═════ Information given ═════

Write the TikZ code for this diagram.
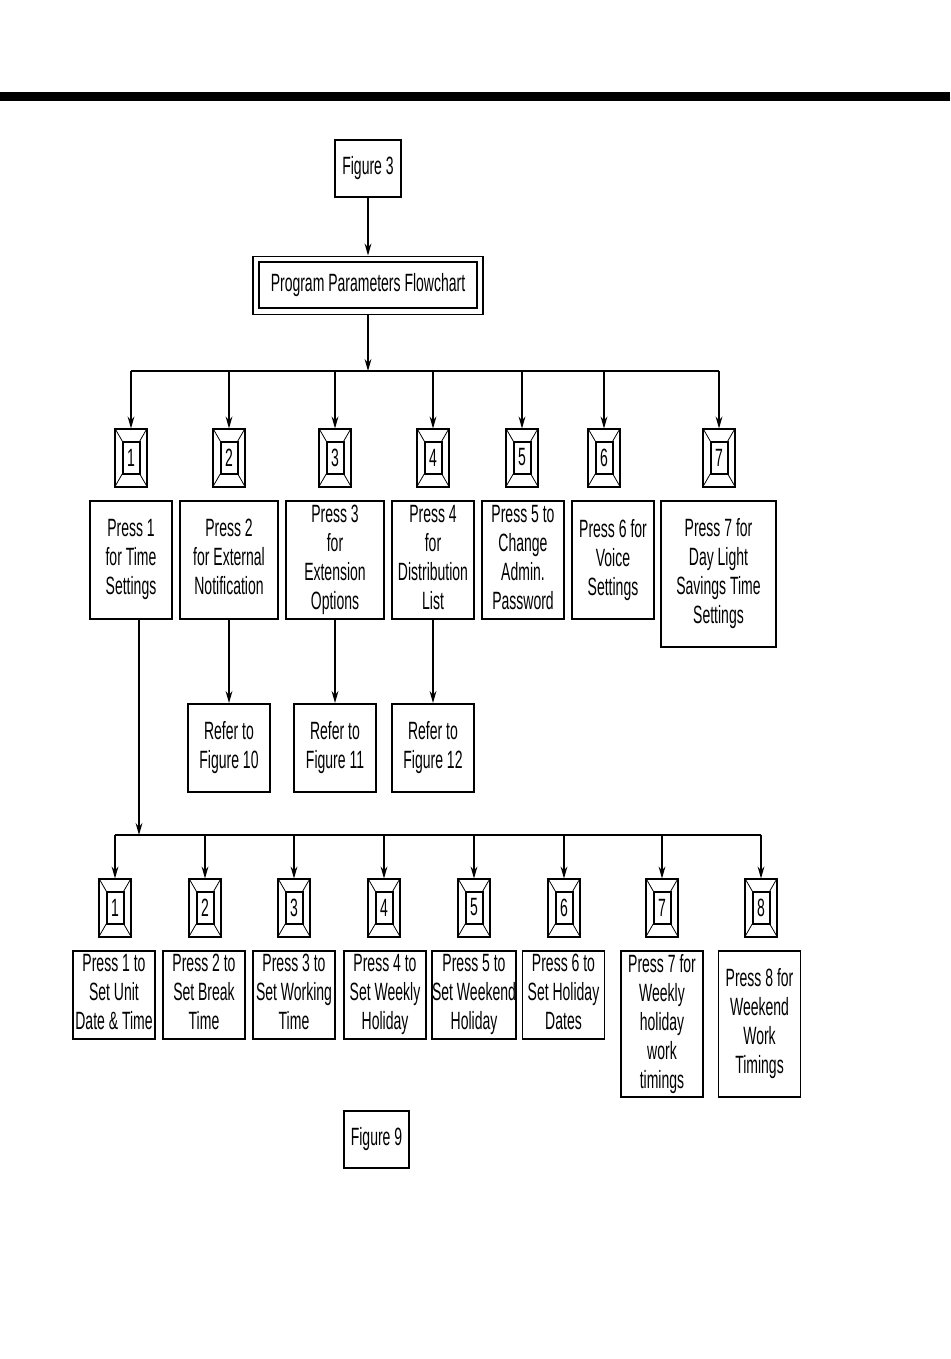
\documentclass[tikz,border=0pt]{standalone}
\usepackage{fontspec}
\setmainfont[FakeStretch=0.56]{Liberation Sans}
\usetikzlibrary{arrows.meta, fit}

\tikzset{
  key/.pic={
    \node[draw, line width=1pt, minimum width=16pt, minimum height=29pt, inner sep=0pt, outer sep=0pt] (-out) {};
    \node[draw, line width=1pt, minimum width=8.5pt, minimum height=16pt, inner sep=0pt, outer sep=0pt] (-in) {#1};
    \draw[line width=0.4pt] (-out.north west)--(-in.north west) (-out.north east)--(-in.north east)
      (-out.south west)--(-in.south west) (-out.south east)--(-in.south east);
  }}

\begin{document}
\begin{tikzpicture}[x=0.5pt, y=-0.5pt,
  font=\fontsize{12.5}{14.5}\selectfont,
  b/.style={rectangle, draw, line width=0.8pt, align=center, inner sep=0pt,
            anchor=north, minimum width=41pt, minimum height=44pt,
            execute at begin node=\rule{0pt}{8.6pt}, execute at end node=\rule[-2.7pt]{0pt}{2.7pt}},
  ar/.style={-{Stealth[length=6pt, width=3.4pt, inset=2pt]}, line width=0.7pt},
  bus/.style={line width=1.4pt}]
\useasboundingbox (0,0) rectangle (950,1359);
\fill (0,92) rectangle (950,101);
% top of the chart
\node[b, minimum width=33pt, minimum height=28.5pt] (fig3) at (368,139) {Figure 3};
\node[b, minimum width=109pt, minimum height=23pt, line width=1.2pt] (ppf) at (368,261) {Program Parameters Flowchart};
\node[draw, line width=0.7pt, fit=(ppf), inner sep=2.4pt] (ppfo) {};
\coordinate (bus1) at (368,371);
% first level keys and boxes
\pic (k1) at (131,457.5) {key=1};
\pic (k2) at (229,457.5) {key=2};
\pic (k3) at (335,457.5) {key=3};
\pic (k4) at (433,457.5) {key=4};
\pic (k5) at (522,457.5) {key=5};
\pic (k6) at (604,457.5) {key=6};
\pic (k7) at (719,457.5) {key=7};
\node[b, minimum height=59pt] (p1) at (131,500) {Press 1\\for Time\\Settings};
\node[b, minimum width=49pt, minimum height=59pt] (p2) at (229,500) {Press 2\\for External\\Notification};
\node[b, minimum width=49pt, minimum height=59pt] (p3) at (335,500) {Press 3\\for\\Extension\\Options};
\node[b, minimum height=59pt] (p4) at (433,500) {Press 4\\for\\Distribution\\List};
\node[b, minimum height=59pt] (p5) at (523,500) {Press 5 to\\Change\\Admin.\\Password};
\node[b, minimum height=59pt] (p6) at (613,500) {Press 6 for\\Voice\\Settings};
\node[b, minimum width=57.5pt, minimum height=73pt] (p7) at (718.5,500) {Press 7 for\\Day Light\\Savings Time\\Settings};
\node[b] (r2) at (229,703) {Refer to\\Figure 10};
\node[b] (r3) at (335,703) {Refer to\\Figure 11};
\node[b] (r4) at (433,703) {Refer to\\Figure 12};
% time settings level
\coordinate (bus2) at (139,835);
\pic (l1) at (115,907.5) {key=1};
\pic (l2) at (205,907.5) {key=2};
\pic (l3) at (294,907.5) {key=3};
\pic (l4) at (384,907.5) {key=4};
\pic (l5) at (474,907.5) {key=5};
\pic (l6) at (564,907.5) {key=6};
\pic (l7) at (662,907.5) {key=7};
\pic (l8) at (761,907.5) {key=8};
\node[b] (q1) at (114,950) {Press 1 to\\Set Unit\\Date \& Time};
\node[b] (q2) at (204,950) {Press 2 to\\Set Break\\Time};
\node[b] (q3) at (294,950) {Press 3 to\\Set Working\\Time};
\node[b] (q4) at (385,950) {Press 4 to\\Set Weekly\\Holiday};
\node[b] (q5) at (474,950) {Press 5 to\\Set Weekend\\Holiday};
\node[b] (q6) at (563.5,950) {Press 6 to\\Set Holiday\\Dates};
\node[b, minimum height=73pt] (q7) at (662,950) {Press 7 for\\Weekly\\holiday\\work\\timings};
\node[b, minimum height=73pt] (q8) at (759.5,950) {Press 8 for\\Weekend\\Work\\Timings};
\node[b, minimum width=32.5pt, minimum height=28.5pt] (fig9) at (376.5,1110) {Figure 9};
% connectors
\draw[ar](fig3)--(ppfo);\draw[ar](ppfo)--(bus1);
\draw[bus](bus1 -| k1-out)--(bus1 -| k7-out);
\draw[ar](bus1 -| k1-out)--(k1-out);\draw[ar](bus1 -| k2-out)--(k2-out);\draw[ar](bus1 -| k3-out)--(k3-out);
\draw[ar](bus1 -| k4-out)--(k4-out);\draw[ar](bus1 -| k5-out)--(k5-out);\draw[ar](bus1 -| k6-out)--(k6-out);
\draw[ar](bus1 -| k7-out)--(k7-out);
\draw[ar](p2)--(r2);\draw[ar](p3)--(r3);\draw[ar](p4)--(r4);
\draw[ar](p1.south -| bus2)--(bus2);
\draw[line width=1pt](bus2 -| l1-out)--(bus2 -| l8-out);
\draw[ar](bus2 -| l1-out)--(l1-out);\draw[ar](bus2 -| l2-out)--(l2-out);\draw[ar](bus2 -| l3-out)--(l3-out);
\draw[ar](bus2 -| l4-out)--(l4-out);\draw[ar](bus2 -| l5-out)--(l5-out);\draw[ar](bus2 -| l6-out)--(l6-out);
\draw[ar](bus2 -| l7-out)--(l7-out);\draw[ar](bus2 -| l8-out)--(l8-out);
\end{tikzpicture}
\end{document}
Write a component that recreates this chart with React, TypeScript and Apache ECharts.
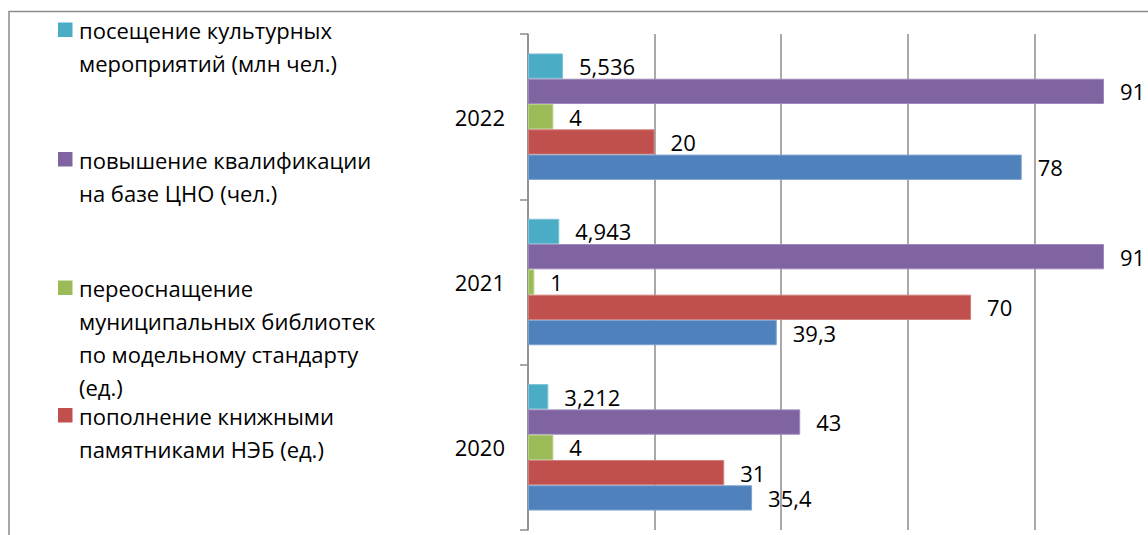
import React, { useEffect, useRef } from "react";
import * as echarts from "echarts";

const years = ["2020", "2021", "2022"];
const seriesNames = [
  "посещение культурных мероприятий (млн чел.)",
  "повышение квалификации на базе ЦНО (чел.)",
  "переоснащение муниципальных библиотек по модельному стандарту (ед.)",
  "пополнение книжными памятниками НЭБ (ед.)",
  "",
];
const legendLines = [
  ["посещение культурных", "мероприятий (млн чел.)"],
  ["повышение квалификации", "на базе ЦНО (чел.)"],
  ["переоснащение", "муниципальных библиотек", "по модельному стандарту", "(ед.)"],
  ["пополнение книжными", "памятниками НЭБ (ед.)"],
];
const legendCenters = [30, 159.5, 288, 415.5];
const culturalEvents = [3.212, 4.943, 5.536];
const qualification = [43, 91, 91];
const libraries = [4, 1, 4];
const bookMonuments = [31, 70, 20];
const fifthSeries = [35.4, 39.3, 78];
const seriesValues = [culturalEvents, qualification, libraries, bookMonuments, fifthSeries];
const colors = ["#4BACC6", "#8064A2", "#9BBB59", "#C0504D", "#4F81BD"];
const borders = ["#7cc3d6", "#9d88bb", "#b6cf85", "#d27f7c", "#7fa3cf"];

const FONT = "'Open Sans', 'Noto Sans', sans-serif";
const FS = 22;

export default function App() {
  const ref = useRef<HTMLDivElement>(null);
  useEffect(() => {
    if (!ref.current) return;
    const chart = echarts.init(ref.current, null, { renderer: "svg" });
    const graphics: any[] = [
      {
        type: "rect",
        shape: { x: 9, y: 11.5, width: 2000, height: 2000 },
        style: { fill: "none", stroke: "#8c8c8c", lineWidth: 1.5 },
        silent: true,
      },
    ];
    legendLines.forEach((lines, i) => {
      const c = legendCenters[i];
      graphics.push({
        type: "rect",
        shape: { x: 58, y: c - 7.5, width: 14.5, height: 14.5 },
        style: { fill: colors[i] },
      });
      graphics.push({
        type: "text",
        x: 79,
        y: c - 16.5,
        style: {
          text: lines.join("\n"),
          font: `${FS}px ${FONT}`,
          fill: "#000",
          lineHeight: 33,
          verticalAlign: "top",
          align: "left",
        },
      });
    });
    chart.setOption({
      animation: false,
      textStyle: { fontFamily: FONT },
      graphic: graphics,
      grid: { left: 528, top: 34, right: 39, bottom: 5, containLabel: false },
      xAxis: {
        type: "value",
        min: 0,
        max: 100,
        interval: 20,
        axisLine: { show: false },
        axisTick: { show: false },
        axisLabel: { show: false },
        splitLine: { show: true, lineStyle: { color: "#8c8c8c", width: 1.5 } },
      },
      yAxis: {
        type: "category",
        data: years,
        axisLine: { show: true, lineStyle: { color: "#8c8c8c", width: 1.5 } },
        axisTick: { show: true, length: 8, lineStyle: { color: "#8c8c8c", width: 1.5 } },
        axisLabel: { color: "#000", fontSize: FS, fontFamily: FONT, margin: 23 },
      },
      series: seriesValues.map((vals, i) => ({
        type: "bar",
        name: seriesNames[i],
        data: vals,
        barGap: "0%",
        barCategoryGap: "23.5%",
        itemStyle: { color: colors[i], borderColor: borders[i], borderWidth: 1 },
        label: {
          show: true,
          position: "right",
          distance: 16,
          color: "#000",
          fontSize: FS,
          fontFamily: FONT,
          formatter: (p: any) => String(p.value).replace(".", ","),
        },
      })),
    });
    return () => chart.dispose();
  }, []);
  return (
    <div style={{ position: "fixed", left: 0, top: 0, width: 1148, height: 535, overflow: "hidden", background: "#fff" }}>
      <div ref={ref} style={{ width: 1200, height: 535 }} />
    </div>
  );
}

═════

## Problem to work on
Among the lines of the material, find those that hold the word "Write" and copy them.

## Complete output
Write the TikZ code for this diagram.
Write a component that recreates this chart with React, TypeScript and Apache ECharts.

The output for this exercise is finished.